• Aim of the exercise:
Select every line below containing the word "this".

• Entries provided:
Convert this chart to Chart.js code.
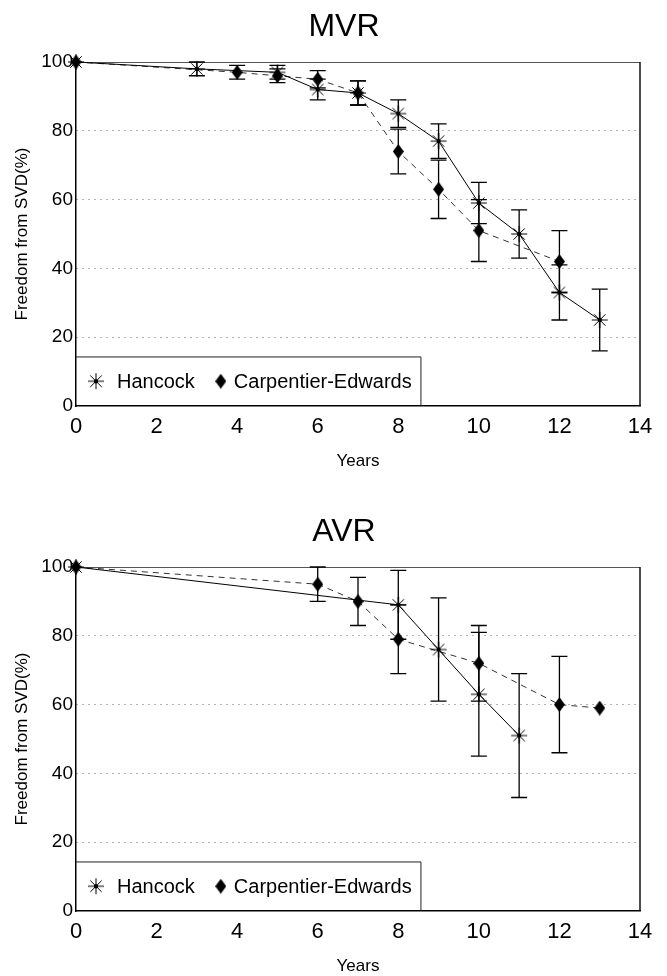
<!DOCTYPE html>
<html><head><meta charset="utf-8">
<script src="https://cdn.jsdelivr.net/npm/chart.js@4.4.0/dist/chart.umd.min.js"></script>
<style>
html,body{margin:0;padding:0;background:#fff;overflow:hidden;width:667px;height:976px;}
.wrap{position:absolute;left:0;width:667px;height:505px;}
</style></head><body>
<div class="wrap" style="top:0"><canvas id="mvr" width="667" height="505"></canvas></div>
<div class="wrap" style="top:505px"><canvas id="avr" width="667" height="505"></canvas></div>
<script>
// ---- data ----
const chartTitles = ['MVR', 'AVR'];
const seriesNames = ['Hancock', 'Carpentier-Edwards'];
const xTicks = [0, 2, 4, 6, 8, 10, 12, 14];
const yTicks = [0, 20, 40, 60, 80, 100];
const xAxisLabel = 'Years';
const yAxisLabel = 'Freedom from SVD(%)';

// MVR
const mvrHancockYears  = [0, 3, 5, 6, 7, 8, 9, 10, 11, 12, 13];
const mvrHancockValues = [100, 98, 97, 92, 91, 85, 77, 59, 50, 33, 25];
const mvrHancockErrors = [0, 2, 2, 3, 3.5, 4, 5, 6, 7, 8, 9];
const mvrCEYears  = [0, 4, 5, 6, 7, 8, 9, 10, 12];
const mvrCEValues = [100, 97, 96, 95, 91, 74, 63, 51, 42];
const mvrCEErrors = [0, 2, 2, 2.5, 3.5, 6.5, 8.5, 9, 9];

// AVR
const avrHancockYears  = [0, 8, 9, 10, 11];
const avrHancockValues = [100, 89, 76, 63, 51];
const avrHancockErrors = [0, 10, 15, 18, 18];
const avrCEYears  = [0, 6, 7, 8, 10, 12, 13];
const avrCEValues = [100, 95, 90, 79, 72, 60, 59];
const avrCEErrors = [0, 5, 7, 10, 11, 14, 0];

// ---- styling helpers ----
const FONT = '"Liberation Sans", Arial, Helvetica, sans-serif';

function makeStar(r) {
  const s = 2 * r + 2, c = document.createElement('canvas');
  c.width = s; c.height = s;
  const g = c.getContext('2d'), cx = s / 2, cy = s / 2;
  g.strokeStyle = '#000'; g.lineWidth = 1;
  for (let k = 0; k < 4; k++) {
    const a = k * Math.PI / 4;
    g.beginPath();
    g.moveTo(cx - r * Math.cos(a), cy - r * Math.sin(a));
    g.lineTo(cx + r * Math.cos(a), cy + r * Math.sin(a));
    g.stroke();
  }
  g.fillStyle = '#000';
  g.beginPath(); g.arc(cx, cy, 2.2, 0, 2 * Math.PI); g.fill();
  return c;
}
function makeDiamond(w, h) {
  const c = document.createElement('canvas');
  c.width = w; c.height = h;
  const g = c.getContext('2d');
  g.fillStyle = '#000';
  g.beginPath();
  g.moveTo(w / 2, 0); g.lineTo(w, h / 2); g.lineTo(w / 2, h); g.lineTo(0, h / 2);
  g.closePath(); g.fill();
  return c;
}
const starImg = makeStar(8);
const diamondImg = makeDiamond(11, 15);

const toPoints = (xs, ys) => xs.map((x, i) => ({x: x, y: ys[i]}));

const errorBars = {
  id: 'errorBars',
  afterDatasetsDraw(chart) {
    const {ctx} = chart, xs = chart.scales.x, ys = chart.scales.y;
    chart.data.datasets.forEach(ds => {
      if (!ds.errors) return;
      ds.data.forEach((p, j) => {
        const e = ds.errors[j];
        if (!e) return;
        const px = xs.getPixelForValue(p.x);
        const yt = ys.getPixelForValue(p.y + e);
        const yb = ys.getPixelForValue(p.y - e);
        ctx.save();
        ctx.strokeStyle = '#000'; ctx.lineWidth = 1.3;
        ctx.beginPath();
        ctx.moveTo(px, yt); ctx.lineTo(px, yb);
        ctx.moveTo(px - 8, yt); ctx.lineTo(px + 8, yt);
        ctx.moveTo(px - 8, yb); ctx.lineTo(px + 8, yb);
        ctx.stroke();
        ctx.restore();
      });
    });
  }
};

const frame = {
  id: 'frame',
  beforeDatasetsDraw(chart) {
    const {ctx, chartArea: a} = chart;
    ctx.save();
    ctx.strokeStyle = '#555'; ctx.lineWidth = 1;
    ctx.beginPath(); ctx.moveTo(a.left, a.top + 0.5); ctx.lineTo(a.right, a.top + 0.5); ctx.stroke();
    ctx.strokeStyle = '#111'; ctx.lineWidth = 1.5;
    ctx.beginPath(); ctx.moveTo(a.right, a.top); ctx.lineTo(a.right, a.bottom); ctx.stroke();
    ctx.restore();
  }
};

const boxLegend = {
  id: 'boxLegend',
  afterDraw(chart) {
    const {ctx} = chart, xs = chart.scales.x, ys = chart.scales.y;
    const x0 = xs.getPixelForValue(0), x1 = xs.getPixelForValue(8.55);
    const yT = ys.getPixelForValue(14.4), yB = ys.getPixelForValue(0);
    ctx.save();
    ctx.fillStyle = '#fff';
    ctx.fillRect(x0 + 1, yT, x1 - x0 - 1, yB - yT - 1);
    ctx.strokeStyle = '#222'; ctx.lineWidth = 1;
    ctx.beginPath(); ctx.moveTo(x0, yT + 0.5); ctx.lineTo(x1 + 0.5, yT + 0.5); ctx.lineTo(x1 + 0.5, yB); ctx.stroke();
    const cy = (yT + yB) / 2;
    ctx.font = '20px ' + FONT; ctx.fillStyle = '#000'; ctx.textBaseline = 'middle';
    let cx = x0 + 20;
    const dsets = chart.data.datasets;
    dsets.forEach((ds, i) => {
      const img = ds.pointStyle;
      ctx.drawImage(img, cx - img.width / 2, cy - img.height / 2);
      const tx = cx + (i === 0 ? 21 : 13);
      ctx.fillText(ds.label, tx, cy + 1);
      cx = tx + ctx.measureText(ds.label).width + 26;
    });
    ctx.restore();
  }
};

const titleText = {
  id: 'titleText',
  afterDraw(chart, args, opts) {
    const {ctx} = chart;
    ctx.save();
    ctx.font = '32px ' + FONT; ctx.fillStyle = '#000';
    ctx.textAlign = 'center'; ctx.textBaseline = 'middle';
    ctx.fillText(opts.text, 344, 27);
    ctx.restore();
  }
};

function buildChart(id, title, hx, hv, he, cx, cv, ce) {
  return new Chart(document.getElementById(id), {
    type: 'line',
    data: {
      datasets: [
        {label: seriesNames[0], data: toPoints(hx, hv), errors: he,
         borderColor: '#000', borderWidth: 1, pointStyle: starImg,
         pointRadius: 8, tension: 0, fill: false, clip: false},
        {label: seriesNames[1], data: toPoints(cx, cv), errors: ce,
         borderColor: '#333', borderWidth: 1, borderDash: [6, 5], pointStyle: diamondImg,
         pointRadius: 8, tension: 0, fill: false, clip: false}
      ]
    },
    plugins: [frame, errorBars, boxLegend, titleText],
    options: {
      responsive: false, animation: false,
      layout: {padding: {top: 62, left: 0, right: 27, bottom: 0}},
      plugins: {legend: {display: false}, tooltip: {enabled: false}, titleText: {text: title}},
      scales: {
        x: {
          type: 'linear', min: 0, max: 14,
          afterFit(s) { s.height = 99; },
          afterBuildTicks(s) { s.ticks = xTicks.map(v => ({value: v})); },
          ticks: {font: {size: 22, family: FONT}, color: '#000', padding: 8, autoSkip: false, maxRotation: 0},
          grid: {display: false, drawTicks: false},
          border: {display: true, color: '#000', width: 1.5},
          title: {display: true, text: xAxisLabel, color: '#000', font: {size: 17, family: FONT}, padding: {top: 0, bottom: 33}}
        },
        y: {
          min: 0, max: 100,
          afterFit(s) { s.width = 76; },
          afterBuildTicks(s) { s.ticks = yTicks.map(v => ({value: v})); },
          ticks: {font: {size: 19, family: FONT}, color: '#000', padding: 3},
          grid: {drawTicks: false, lineWidth: 1,
                 color: c => (c.tick && (c.tick.value === 0 || c.tick.value === 100)) ? 'rgba(0,0,0,0)' : '#666'},
          border: {display: true, color: '#000', width: 1.5, dash: [1, 5]},
          title: {display: true, text: yAxisLabel, color: '#000', font: {size: 17, family: FONT}, padding: {top: 12, bottom: 0}}
        }
      }
    }
  });
}

buildChart('mvr', chartTitles[0], mvrHancockYears, mvrHancockValues, mvrHancockErrors, mvrCEYears, mvrCEValues, mvrCEErrors);
buildChart('avr', chartTitles[1], avrHancockYears, avrHancockValues, avrHancockErrors, avrCEYears, avrCEValues, avrCEErrors);
</script>
</body></html>
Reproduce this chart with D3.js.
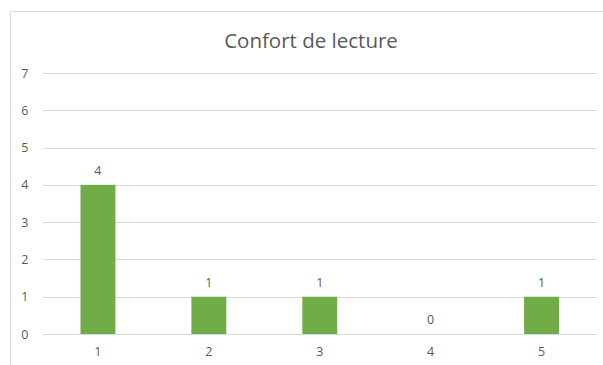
<!DOCTYPE html>
<html>
<head>
<meta charset="utf-8">
<script src="https://cdn.jsdelivr.net/npm/d3@7"></script>
<style>
  html, body { margin: 0; padding: 0; background: #fff; }
  svg { display: block; }
  text { font-family: "Open Sans", "Liberation Sans", sans-serif; fill: #595959; }
</style>
</head>
<body>
<svg id="chart" width="603" height="365"></svg>
<script>
const title = "Confort de lecture";
const categories = ["1", "2", "3", "4", "5"];
const values = [4, 1, 1, 0, 1];
const yTicks = [0, 1, 2, 3, 4, 5, 6, 7];

const W = 603, H = 365;
const margin = { left: 42.5, right: 6, top: 73, bottom: 31 };
const svg = d3.select("#chart");

// chart frame
svg.append("rect")
  .attr("x", 10.5).attr("y", 11.5)
  .attr("width", W + 10).attr("height", H + 10)
  .attr("fill", "#fff").attr("stroke", "#d9d9d9").attr("stroke-width", 1);

const x = d3.scaleBand()
  .domain(categories)
  .range([margin.left, W - margin.right])
  .paddingInner(0.685).paddingOuter(0.3425);

const y = d3.scaleLinear()
  .domain([0, 7])
  .range([H - margin.bottom, margin.top]);

// horizontal gridlines
svg.append("g")
  .selectAll("line")
  .data(yTicks)
  .join("line")
  .attr("x1", margin.left).attr("x2", W - margin.right)
  .attr("y1", d => Math.round(y(d)) + 0.5).attr("y2", d => Math.round(y(d)) + 0.5)
  .attr("stroke", "#d9d9d9").attr("stroke-width", 1);

// y axis labels
const yAxis = d3.axisLeft(y).tickValues(yTicks).tickFormat(d3.format("d")).tickSize(0).tickPadding(0);
const gy = svg.append("g").attr("transform", `translate(${margin.left - 14},0)`).call(yAxis);
gy.select(".domain").remove();
gy.selectAll("text").style("font-size", "12.5px").attr("fill", "#595959");

// x axis labels
const xAxis = d3.axisBottom(x).tickSize(0).tickPadding(0);
const gx = svg.append("g").attr("transform", `translate(0,${H - margin.bottom + 13})`).call(xAxis);
gx.select(".domain").remove();
gx.selectAll("text").style("font-size", "12.5px").attr("fill", "#595959");

// bars
svg.append("g")
  .selectAll("rect")
  .data(values)
  .join("rect")
  .attr("x", (d, i) => x(categories[i]))
  .attr("width", x.bandwidth())
  .attr("y", d => y(d))
  .attr("height", d => y(0) - y(d))
  .attr("fill", "#70ad47");

// value labels
svg.append("g")
  .selectAll("text")
  .data(values)
  .join("text")
  .attr("x", (d, i) => x(categories[i]) + x.bandwidth() / 2)
  .attr("y", d => y(d) - 10)
  .attr("text-anchor", "middle")
  .style("font-size", "12.5px")
  .text(d => d);

// title
svg.append("text")
  .attr("x", 311).attr("y", 48)
  .attr("text-anchor", "middle")
  .style("font-size", "20.5px")
  .text(title);
</script>
</body>
</html>
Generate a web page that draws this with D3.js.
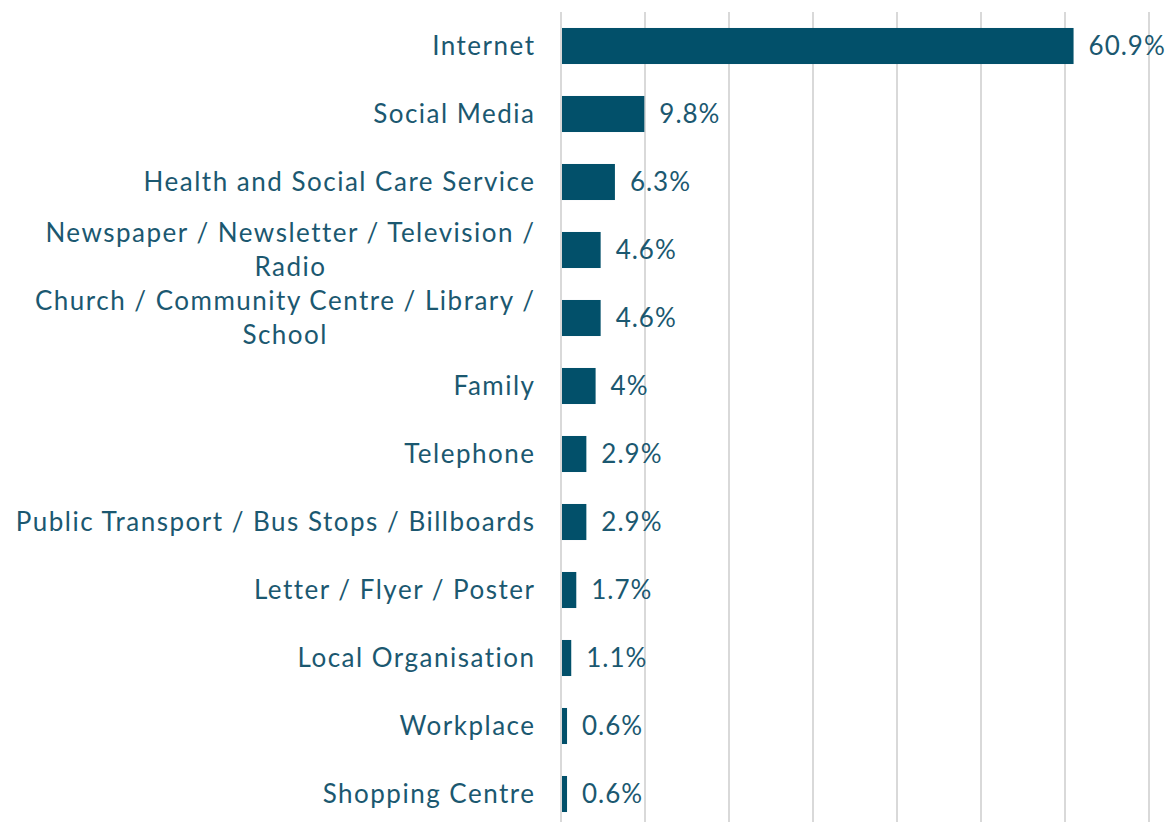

• Solved exercise:
Convert this chart to Chart.js code.
Reproduce this chart with D3.js.
Generate a web page that draws this with D3.js.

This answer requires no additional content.